Two of Vanguard’s biggest equity funds today will be begin trading with new indexes, abandoning their MSCI benchmarks and adopting FTSE and CRSP indexes, respectively, as part of the major shifts it set in motion last fall that are aimed at lowering costs for investors.
The funds involved are:
- The $248 billion Vanguard Total Stock Market Index Fund as well as its $31.36 billion exchange-traded version, the Vanguard Total Stock Market ETF (VTI)
- The $95 billion Vanguard Total International Stock Index Fund and its $1.67 billion exchange-traded version, the Vanguard Total International Stock ETF (VXUS)
VTI is switching to the CRSP US Total Market Index, and abandons the MSCI US Broad Market Index, while VXUS is shifting to the FTSE Global All Cap ex US Index and will no longer use the MSCI All Country World ex USA Investable Market Index, Vanguard said in a June 2 press release. Again, the changes are effective Monday, June 3.

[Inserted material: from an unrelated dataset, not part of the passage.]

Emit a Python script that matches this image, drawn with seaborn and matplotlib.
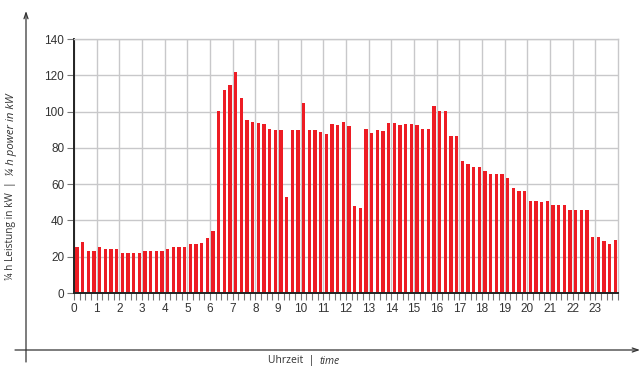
import numpy as np
import matplotlib
matplotlib.use("Agg")
import matplotlib.pyplot as plt
import seaborn as sns

# 1/4-h Leistung in kW, 4 Werte pro Stunde (0:00 ... 23:45)
power_kw = [
    25.6, 27.9, 23.4, 23.4,      # 0
    25.1, 24.0, 24.0, 24.0,      # 1
    22.3, 22.3, 22.3, 22.3,      # 2
    22.9, 22.9, 22.9, 23.4,      # 3
    24.0, 25.1, 25.6, 25.6,      # 4
    26.8, 26.8, 27.3, 30.1,      # 5
    33.9, 100.4, 112.0, 114.8,   # 6
    122.0, 107.6, 95.4, 94.3,    # 7
    93.7, 93.2, 90.4, 89.9,      # 8
    89.9, 52.8, 89.9, 89.9,      # 9
    104.8, 89.9, 89.9, 88.7,     # 10
    87.6, 93.2, 92.6, 94.3,      # 11
    92.1, 47.8, 46.7, 90.4,      # 12
    88.2, 89.9, 89.3, 93.7,      # 13
    93.7, 92.6, 93.2, 93.2,      # 14
    92.6, 90.4, 90.4, 103.1,     # 15
    100.4, 100.4, 86.5, 86.5,    # 16
    72.7, 71.0, 69.4, 69.4,      # 17
    67.2, 65.5, 65.5, 65.5,      # 18
    63.3, 57.7, 56.1, 56.1,      # 19
    50.6, 50.6, 50.0, 50.6,      # 20
    48.3, 48.3, 48.3, 45.6,      # 21
    45.6, 45.6, 45.6, 30.6,      # 22
    30.6, 28.4, 26.8, 29.0,      # 23
]
hour_labels = [str(h) for h in range(24)]
y_ticks = [0, 20, 40, 60, 80, 100, 120, 140]

RED = '#ed1c24'
GRID = '#c8c8ca'
TXT = '#333333'

sns.set_theme(style="whitegrid", rc={"grid.color": GRID, "grid.linewidth": 1.0})
plt.rcParams['font.family'] = ['Liberation Sans', 'DejaVu Sans']

fig = plt.figure(figsize=(6.41, 3.66), dpi=100)
ax = fig.add_axes([74 / 641, 73 / 366, 544 / 641, 254 / 366])

quarter = np.arange(len(power_kw))
sns.barplot(x=quarter, y=power_kw, native_scale=True, width=0.55,
            color=RED, saturation=1, linewidth=0, ax=ax)

off = 0.525  # Balken sitzen leicht rechts vom Viertelstunden-Anfang
ax.set_xlim(-off, 96 - off)
ax.set_ylim(0, 140)
ax.set_xticks([4 * h - off for h in range(24)])
ax.set_xticklabels(hour_labels)
ax.set_xticks([k - off for k in range(97)], minor=True)
ax.set_yticks(y_ticks)
ax.set_yticklabels([str(v) for v in y_ticks])

ax.grid(True, which='major', color=GRID, linewidth=1.0)
ax.grid(False, which='minor')
ax.set_axisbelow(True)

ax.tick_params(axis='both', which='major', labelsize=8.5, labelcolor=TXT,
               color='#777777', length=5, width=0.8, pad=2)
ax.tick_params(axis='x', which='minor', color='#777777', length=5, width=0.8)
ax.tick_params(axis='x', which='both', bottom=True)
ax.tick_params(axis='y', left=True)

for side in ['top', 'right']:
    ax.spines[side].set_color(GRID)
    ax.spines[side].set_linewidth(1.0)
for side in ['left', 'bottom']:
    ax.spines[side].set_color('#222222')
    ax.spines[side].set_linewidth(1.4)

ax.set_xlabel('')
ax.set_ylabel('')

# äußere Pfeilachsen
arrow = dict(arrowstyle='->,head_length=0.35,head_width=0.12', color='#333333', lw=0.9,
             shrinkA=0, shrinkB=0)
ax.annotate('', xy=(26, 366 - 11), xytext=(26, 366 - 362), xycoords='figure pixels',
            textcoords='figure pixels', arrowprops=arrow, annotation_clip=False)
ax.annotate('', xy=(640, 366 - 350), xytext=(15, 366 - 350), xycoords='figure pixels',
            textcoords='figure pixels', arrowprops=arrow, annotation_clip=False)

lab_font = ['Open Sans', 'DejaVu Sans']
fig.text(320 / 641, 1 - 361 / 366, 'Uhrzeit  |  ', ha='right', va='center',
         fontsize=7.5, color=TXT, family=lab_font)
fig.text(320 / 641, 1 - 361 / 366, 'time', ha='left', va='center',
         fontsize=7.5, color=TXT, family=lab_font, style='italic')
fig.text(11 / 641, 1 - 176 / 366, '¼ h Leistung in kW  |  ', ha='center', va='top',
         rotation=90, fontsize=7.3, color=TXT, family=lab_font)
fig.text(11 / 641, 1 - 176 / 366, '¼ h power in kW', ha='center', va='bottom',
         rotation=90, fontsize=8.2, color=TXT, family=lab_font, style='italic')

fig.savefig('out.png', dpi=100)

The latest shifts are all part of a major overhaul Vanguard first announced last fall that involved index switches in 22 of its ETFs from MSCI benchmarks to FTSE ones for international strategies and to CRSP ones for U.S.-focused funds. CRSP is a research center of the University of Chicago’s Booth School of Business.
The index changes aren’t expected to result in major portfolio differences going forward.
Indeed, at the time of Vanguard’s change announcement on Oct. 2 of last year, the No. 3 U.S. ETF provider went to great lengths to downplay any differences in returns between the MSCI indexes and the new enlisted ones.
Instead, it said the changes would enable it to lower indexing licensing fees, which it would pass on to investors, as Vanguard is a mutually structured company that runs at cost as a matter of course.
VTI now costs 0.05 percent, or $5 for each $10,000 invested, while VXUS costs 0.16 percent, which makes both among the cheapest in their respective classes.